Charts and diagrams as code
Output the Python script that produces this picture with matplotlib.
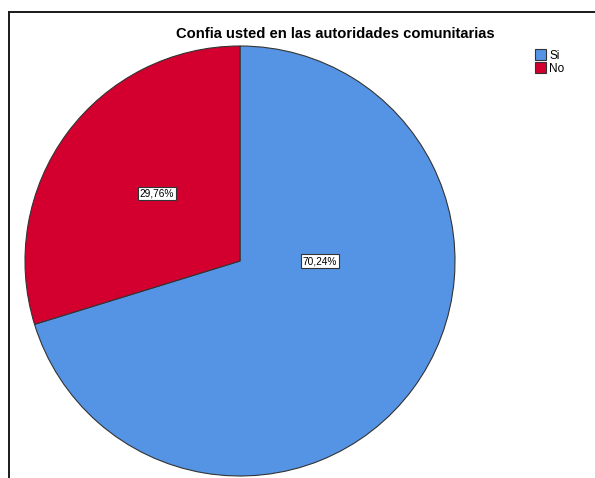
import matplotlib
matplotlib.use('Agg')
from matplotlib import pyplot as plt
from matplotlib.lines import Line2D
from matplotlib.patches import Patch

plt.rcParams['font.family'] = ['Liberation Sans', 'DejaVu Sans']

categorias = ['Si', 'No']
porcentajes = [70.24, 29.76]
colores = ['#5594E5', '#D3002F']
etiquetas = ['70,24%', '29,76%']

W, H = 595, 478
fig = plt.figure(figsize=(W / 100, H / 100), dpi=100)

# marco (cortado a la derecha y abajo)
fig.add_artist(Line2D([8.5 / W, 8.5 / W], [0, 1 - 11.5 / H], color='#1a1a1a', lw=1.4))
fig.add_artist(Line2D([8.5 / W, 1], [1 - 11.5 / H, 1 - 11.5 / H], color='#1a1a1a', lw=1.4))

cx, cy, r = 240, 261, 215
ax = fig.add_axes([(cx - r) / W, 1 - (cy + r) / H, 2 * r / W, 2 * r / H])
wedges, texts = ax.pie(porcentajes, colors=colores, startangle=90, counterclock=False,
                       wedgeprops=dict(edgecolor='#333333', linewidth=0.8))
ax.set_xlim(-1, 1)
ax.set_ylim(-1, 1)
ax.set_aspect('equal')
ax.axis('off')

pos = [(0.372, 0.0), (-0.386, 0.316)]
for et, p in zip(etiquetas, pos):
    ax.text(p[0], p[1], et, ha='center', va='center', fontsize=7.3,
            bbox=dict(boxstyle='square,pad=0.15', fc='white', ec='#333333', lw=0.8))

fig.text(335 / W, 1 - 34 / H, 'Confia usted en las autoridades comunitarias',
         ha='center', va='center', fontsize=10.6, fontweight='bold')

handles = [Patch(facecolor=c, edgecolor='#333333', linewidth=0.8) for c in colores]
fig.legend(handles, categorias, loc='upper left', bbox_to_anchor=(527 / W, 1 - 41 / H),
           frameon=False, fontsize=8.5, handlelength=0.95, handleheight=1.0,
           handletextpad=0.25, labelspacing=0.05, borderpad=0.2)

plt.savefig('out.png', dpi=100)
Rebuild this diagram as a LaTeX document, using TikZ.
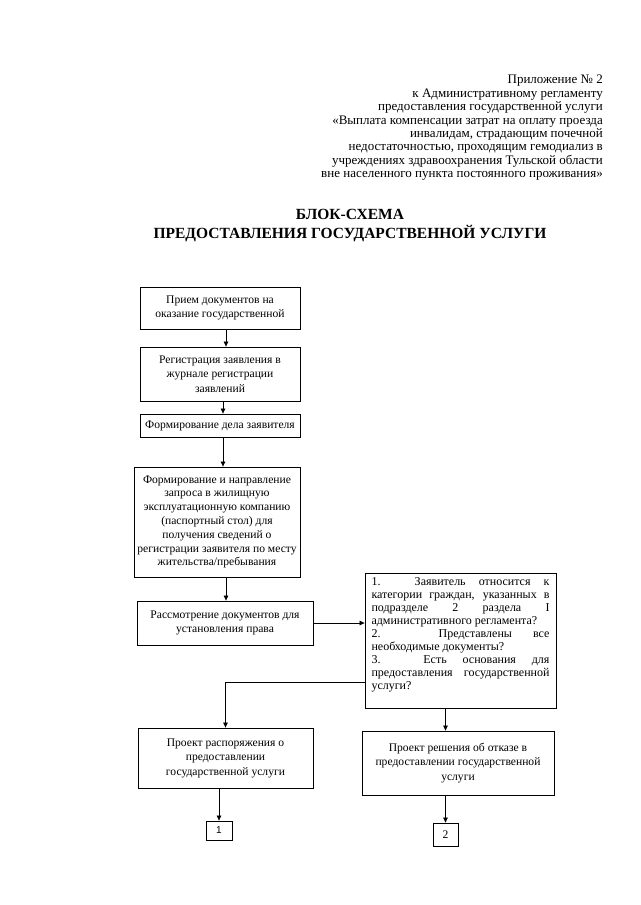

▸ What to produce:
Quote every entry exactly, with the pictures omitted.

▸ Correct response:
Output the Python script that produces this picture with matplotlib.
import matplotlib
matplotlib.use('Agg')
from matplotlib import pyplot as plt
from matplotlib.lines import Line2D
from matplotlib.patches import Patch

plt.rcParams['font.family'] = ['Liberation Sans', 'DejaVu Sans']

categorias = ['Si', 'No']
porcentajes = [70.24, 29.76]
colores = ['#5594E5', '#D3002F']
etiquetas = ['70,24%', '29,76%']

W, H = 595, 478
fig = plt.figure(figsize=(W / 100, H / 100), dpi=100)

# marco (cortado a la derecha y abajo)
fig.add_artist(Line2D([8.5 / W, 8.5 / W], [0, 1 - 11.5 / H], color='#1a1a1a', lw=1.4))
fig.add_artist(Line2D([8.5 / W, 1], [1 - 11.5 / H, 1 - 11.5 / H], color='#1a1a1a', lw=1.4))

cx, cy, r = 240, 261, 215
ax = fig.add_axes([(cx - r) / W, 1 - (cy + r) / H, 2 * r / W, 2 * r / H])
wedges, texts = ax.pie(porcentajes, colors=colores, startangle=90, counterclock=False,
                       wedgeprops=dict(edgecolor='#333333', linewidth=0.8))
ax.set_xlim(-1, 1)
ax.set_ylim(-1, 1)
ax.set_aspect('equal')
ax.axis('off')

pos = [(0.372, 0.0), (-0.386, 0.316)]
for et, p in zip(etiquetas, pos):
    ax.text(p[0], p[1], et, ha='center', va='center', fontsize=7.3,
            bbox=dict(boxstyle='square,pad=0.15', fc='white', ec='#333333', lw=0.8))

fig.text(335 / W, 1 - 34 / H, 'Confia usted en las autoridades comunitarias',
         ha='center', va='center', fontsize=10.6, fontweight='bold')

handles = [Patch(facecolor=c, edgecolor='#333333', linewidth=0.8) for c in colores]
fig.legend(handles, categorias, loc='upper left', bbox_to_anchor=(527 / W, 1 - 41 / H),
           frameon=False, fontsize=8.5, handlelength=0.95, handleheight=1.0,
           handletextpad=0.25, labelspacing=0.05, borderpad=0.2)

plt.savefig('out.png', dpi=100)
Rebuild this diagram as a LaTeX document, using TikZ.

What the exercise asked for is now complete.